Wall Street analysts often provide biased research in response to investment banking pressures, according to a new study by a Business School researcher.

"Sell-side analysts have long faced allegations that pressures to generate investment banking business compromise the soundness of their investment research," says Richard Sloan, professor of accounting and finance. "Our evidence supports these allegations. We found that analysts routinely hype the stock of firms raising new financing so that these firms can issue securities at temporarily inflated prices."

Sloan and two of his former doctoral students, Mark Bradshaw of Harvard Business School and Scott Richardson of the Wharton School at the University of Pennsylvania, examined data from financial statements and stock returns from 1975-2000 for more than 100,000 firm-year observations.

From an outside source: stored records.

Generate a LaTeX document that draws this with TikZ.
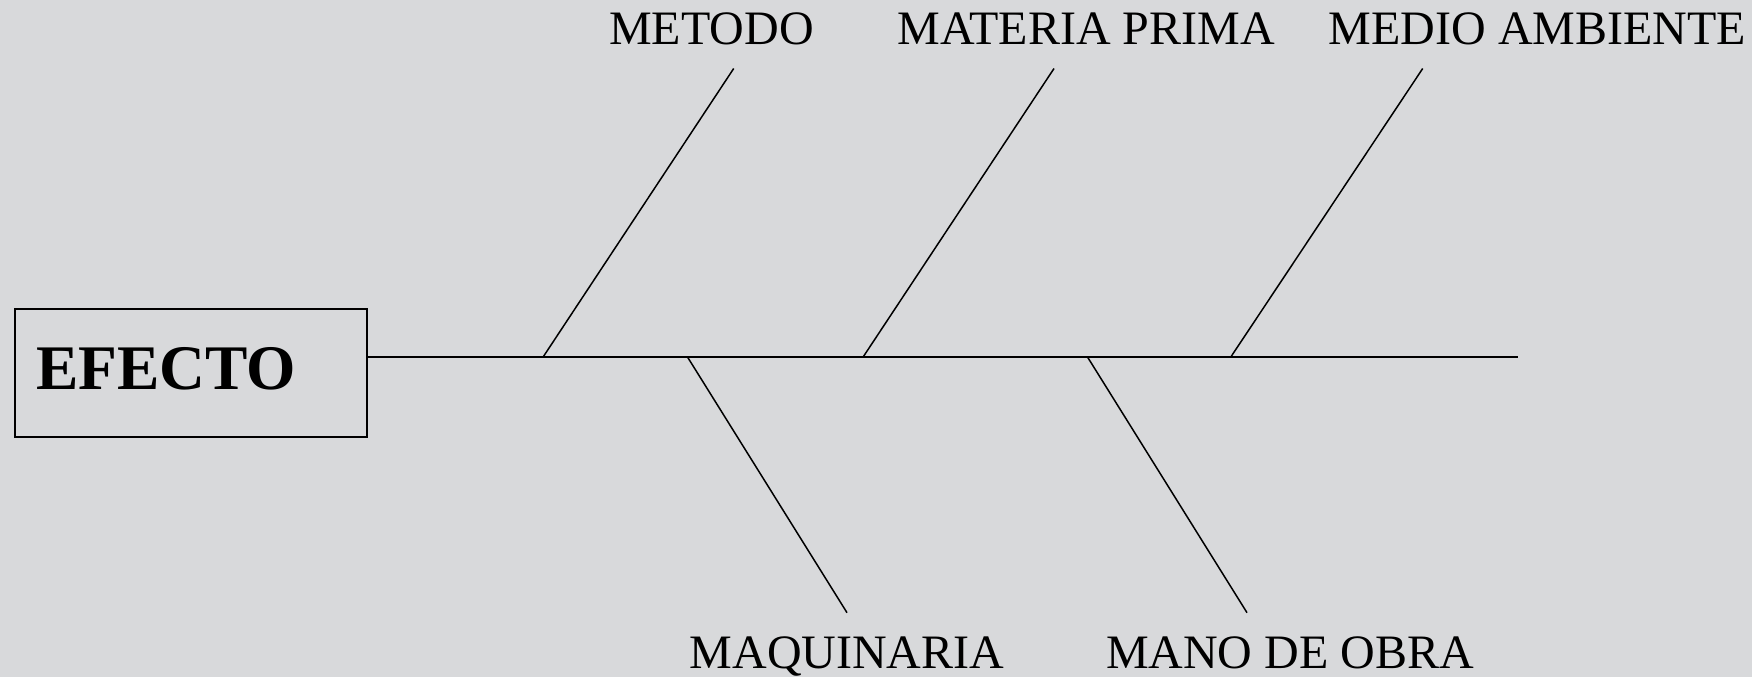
\documentclass[tikz,border=0pt]{standalone}
\usepackage{fontspec}
\setmainfont{Liberation Serif}
\definecolor{bg}{RGB}{216,217,219}
\begin{document}
\begin{tikzpicture}[x=1pt,y=-1pt,
  bone/.style={line width=1.5pt,black},
  lbl/.style={anchor=base,inner sep=0pt,font=\fontsize{48}{48}\selectfont},
  effbox/.style={draw,line width=2pt,minimum width=352pt,minimum height=128pt,inner sep=0pt}]
\fill[bg] (0,0) rectangle (1752,677);
\useasboundingbox (0,0) rectangle (1752,677);
\node[effbox] (box) at (190.7,372.7) {};
\node[anchor=base west,inner sep=0pt,font=\fontsize{63.5}{63.5}\selectfont\bfseries] (eff) at (36,389) {EFECTO};
\coordinate (tail) at (1518,356.7);
\draw[line width=2pt] (box.east |- tail) -- (tail);
% spine points
\coordinate (b1) at (543.3,356.7);
\coordinate (b2) at (863.3,356.7);
\coordinate (b3) at (1231,356.7);
\coordinate (b4) at (687.3,356.7);
\coordinate (b5) at (1087.3,356.7);
% bone ends
\coordinate (t1) at (733.7,68.5);
\coordinate (t2) at (1054,68.5);
\coordinate (t3) at (1422.7,68.5);
\coordinate (t4) at (847,612.7);
\coordinate (t5) at (1247,612.7);
\draw[bone] (b1) -- (t1);
\draw[bone] (b2) -- (t2);
\draw[bone] (b3) -- (t3);
\draw[bone] (b4) -- (t4);
\draw[bone] (b5) -- (t5);
% labels
\node[lbl] (l1) at (711.5,44.3) {METODO};
\node[lbl] (l2) at (1086,44.3) {MATERIA PRIMA};
\node[lbl] (l3) at (1537.5,44.3) {MEDIO AMBIENTE};
\node[lbl] (l4) at (847,668.3) {MAQUINARIA};
\node[lbl] (l5) at (1290,668.3) {MANO DE OBRA};
\end{tikzpicture}
\end{document}
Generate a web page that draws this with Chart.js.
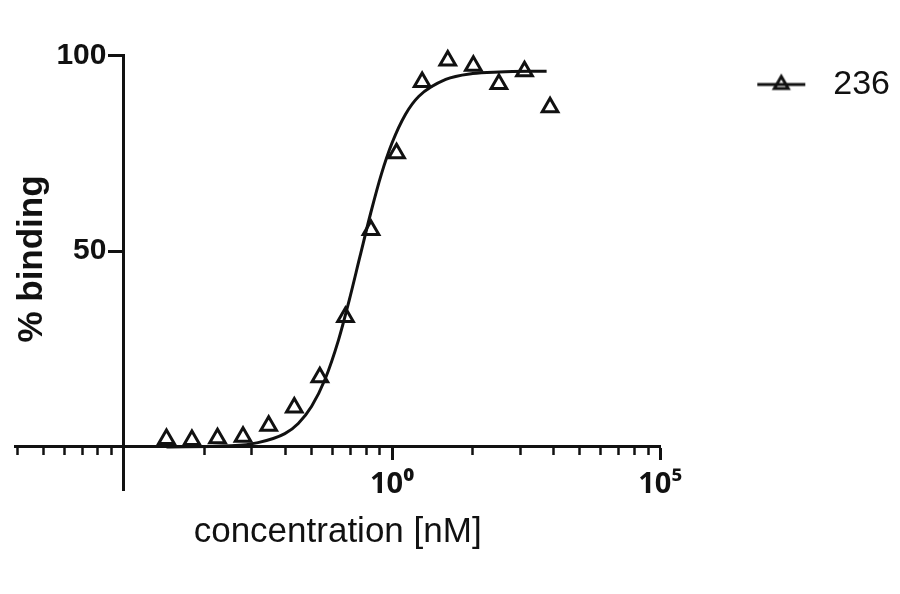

They found that the degree of overoptimism in sell-side analysts' earnings forecasts, stock recommendations and target prices is systematically related to corporate financing activities–especially for firms issuing new securities.

"The economic significance of our results is striking," Sloan says. "For example, we find that target prices set by analysts are, on average, 80 percent too high for firms issuing securities versus only 20 percent too high for firms repurchasing securities."

The researchers say that the predictability of future stock returns–which historically have been unusually low in the three years following securities issuances and unusually high during the same time-frame for securities repurchases–is due to temporary mispricing rather than risk.

"The predictable future stock returns are directly related to predictable biases in analysts' earnings forecasts," Sloan says. "It appears that investors initially buy into analysts' biased earnings expectations and are subsequently surprised by the predictable forecast errors.

"Further, we find that analysts set significantly higher future target prices for firms issuing securities than for firms repurchasing securities. If the lower future stock returns for issuing firms represent a lower risk premium, then we would expect analysts to set lower target prices for such firms."

The study also shows that analysts tailor their overoptimism to the type of security being issued. For example, analysts typically exaggerate short-term earnings prospects of debt issuers to reduce the perceived credit risk of these securities. In contrast, they overstate the long-term growth potential of equity issuers in order to sell securities at higher prices.